[Your task] Copy these lines exactly and nothing else: from the line holding "Emit a Python" to the line holding "0.1, 0.2, 0.3, 0.4, 0.5, 0.65, 0.8, 0.95, 1.0]", both lines included.

[Records for processing]
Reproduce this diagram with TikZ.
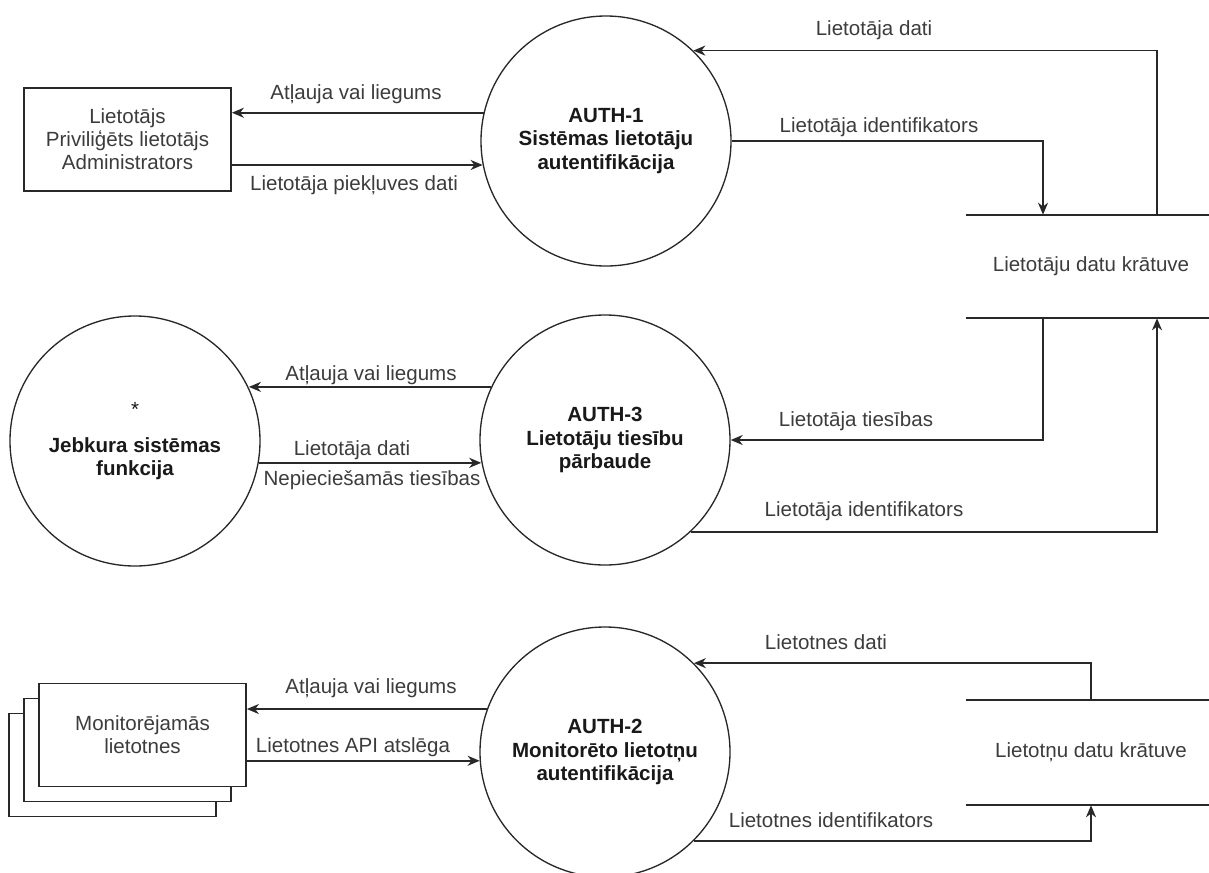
* * *
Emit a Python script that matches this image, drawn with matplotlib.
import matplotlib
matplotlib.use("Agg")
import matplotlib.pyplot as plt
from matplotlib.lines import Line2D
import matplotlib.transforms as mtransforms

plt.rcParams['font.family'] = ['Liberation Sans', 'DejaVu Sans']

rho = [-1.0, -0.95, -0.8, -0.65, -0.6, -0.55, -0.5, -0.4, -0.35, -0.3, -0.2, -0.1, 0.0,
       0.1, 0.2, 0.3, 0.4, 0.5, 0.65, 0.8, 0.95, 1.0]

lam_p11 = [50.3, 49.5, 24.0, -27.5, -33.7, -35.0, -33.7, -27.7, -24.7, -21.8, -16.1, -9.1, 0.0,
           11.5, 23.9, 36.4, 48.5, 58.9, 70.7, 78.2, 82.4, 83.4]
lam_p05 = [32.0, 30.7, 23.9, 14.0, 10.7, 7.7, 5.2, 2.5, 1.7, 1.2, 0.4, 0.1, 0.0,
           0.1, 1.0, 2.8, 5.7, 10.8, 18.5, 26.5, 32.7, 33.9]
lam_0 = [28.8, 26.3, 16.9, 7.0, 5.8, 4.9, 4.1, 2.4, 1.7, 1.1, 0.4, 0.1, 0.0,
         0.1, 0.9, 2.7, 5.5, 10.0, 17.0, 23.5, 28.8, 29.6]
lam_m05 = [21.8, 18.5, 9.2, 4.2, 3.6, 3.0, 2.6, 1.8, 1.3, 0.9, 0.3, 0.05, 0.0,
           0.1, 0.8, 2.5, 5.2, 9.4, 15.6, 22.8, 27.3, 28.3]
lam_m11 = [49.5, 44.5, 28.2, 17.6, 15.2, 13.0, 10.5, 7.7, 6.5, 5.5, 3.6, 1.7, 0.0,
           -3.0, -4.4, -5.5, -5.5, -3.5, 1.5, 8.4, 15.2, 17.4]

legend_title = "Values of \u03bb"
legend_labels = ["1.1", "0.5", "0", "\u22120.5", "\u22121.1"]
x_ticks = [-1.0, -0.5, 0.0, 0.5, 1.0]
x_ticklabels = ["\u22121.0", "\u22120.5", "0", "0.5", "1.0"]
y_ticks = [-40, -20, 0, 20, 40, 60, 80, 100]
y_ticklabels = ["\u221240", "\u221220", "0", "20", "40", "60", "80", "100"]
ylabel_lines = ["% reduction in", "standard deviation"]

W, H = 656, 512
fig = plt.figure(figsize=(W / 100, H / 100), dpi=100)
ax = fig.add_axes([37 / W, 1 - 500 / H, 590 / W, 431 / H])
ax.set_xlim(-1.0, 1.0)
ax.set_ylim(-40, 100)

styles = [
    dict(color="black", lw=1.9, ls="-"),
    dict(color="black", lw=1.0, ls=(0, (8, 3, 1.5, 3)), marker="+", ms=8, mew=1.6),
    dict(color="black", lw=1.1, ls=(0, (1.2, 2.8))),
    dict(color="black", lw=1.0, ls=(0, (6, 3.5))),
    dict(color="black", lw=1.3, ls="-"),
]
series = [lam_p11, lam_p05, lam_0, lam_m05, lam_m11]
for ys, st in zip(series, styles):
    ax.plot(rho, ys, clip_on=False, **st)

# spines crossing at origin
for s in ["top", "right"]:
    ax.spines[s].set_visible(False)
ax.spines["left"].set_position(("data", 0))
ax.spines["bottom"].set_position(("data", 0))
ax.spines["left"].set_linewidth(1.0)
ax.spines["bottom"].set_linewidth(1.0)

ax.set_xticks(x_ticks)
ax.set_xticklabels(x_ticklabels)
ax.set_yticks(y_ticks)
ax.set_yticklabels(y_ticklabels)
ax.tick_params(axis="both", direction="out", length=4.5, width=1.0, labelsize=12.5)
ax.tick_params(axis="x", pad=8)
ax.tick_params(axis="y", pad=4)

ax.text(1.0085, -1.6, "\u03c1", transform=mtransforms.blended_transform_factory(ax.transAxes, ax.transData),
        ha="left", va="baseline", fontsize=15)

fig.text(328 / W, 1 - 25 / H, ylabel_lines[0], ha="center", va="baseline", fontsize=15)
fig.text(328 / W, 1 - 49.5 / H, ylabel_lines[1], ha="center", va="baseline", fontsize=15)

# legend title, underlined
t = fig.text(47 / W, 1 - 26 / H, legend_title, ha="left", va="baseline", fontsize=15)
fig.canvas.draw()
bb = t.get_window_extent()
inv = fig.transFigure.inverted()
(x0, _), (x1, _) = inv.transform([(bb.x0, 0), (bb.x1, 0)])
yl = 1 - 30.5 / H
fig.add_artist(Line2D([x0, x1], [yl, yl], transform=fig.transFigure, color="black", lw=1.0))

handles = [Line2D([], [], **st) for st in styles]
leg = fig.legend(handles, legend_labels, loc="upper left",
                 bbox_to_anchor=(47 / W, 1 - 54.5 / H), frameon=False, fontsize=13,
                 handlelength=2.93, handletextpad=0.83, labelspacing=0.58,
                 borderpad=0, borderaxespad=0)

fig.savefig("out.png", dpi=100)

[Finished task]
Emit a Python script that matches this image, drawn with matplotlib.
import matplotlib
matplotlib.use("Agg")
import matplotlib.pyplot as plt
from matplotlib.lines import Line2D
import matplotlib.transforms as mtransforms

plt.rcParams['font.family'] = ['Liberation Sans', 'DejaVu Sans']

rho = [-1.0, -0.95, -0.8, -0.65, -0.6, -0.55, -0.5, -0.4, -0.35, -0.3, -0.2, -0.1, 0.0,
       0.1, 0.2, 0.3, 0.4, 0.5, 0.65, 0.8, 0.95, 1.0]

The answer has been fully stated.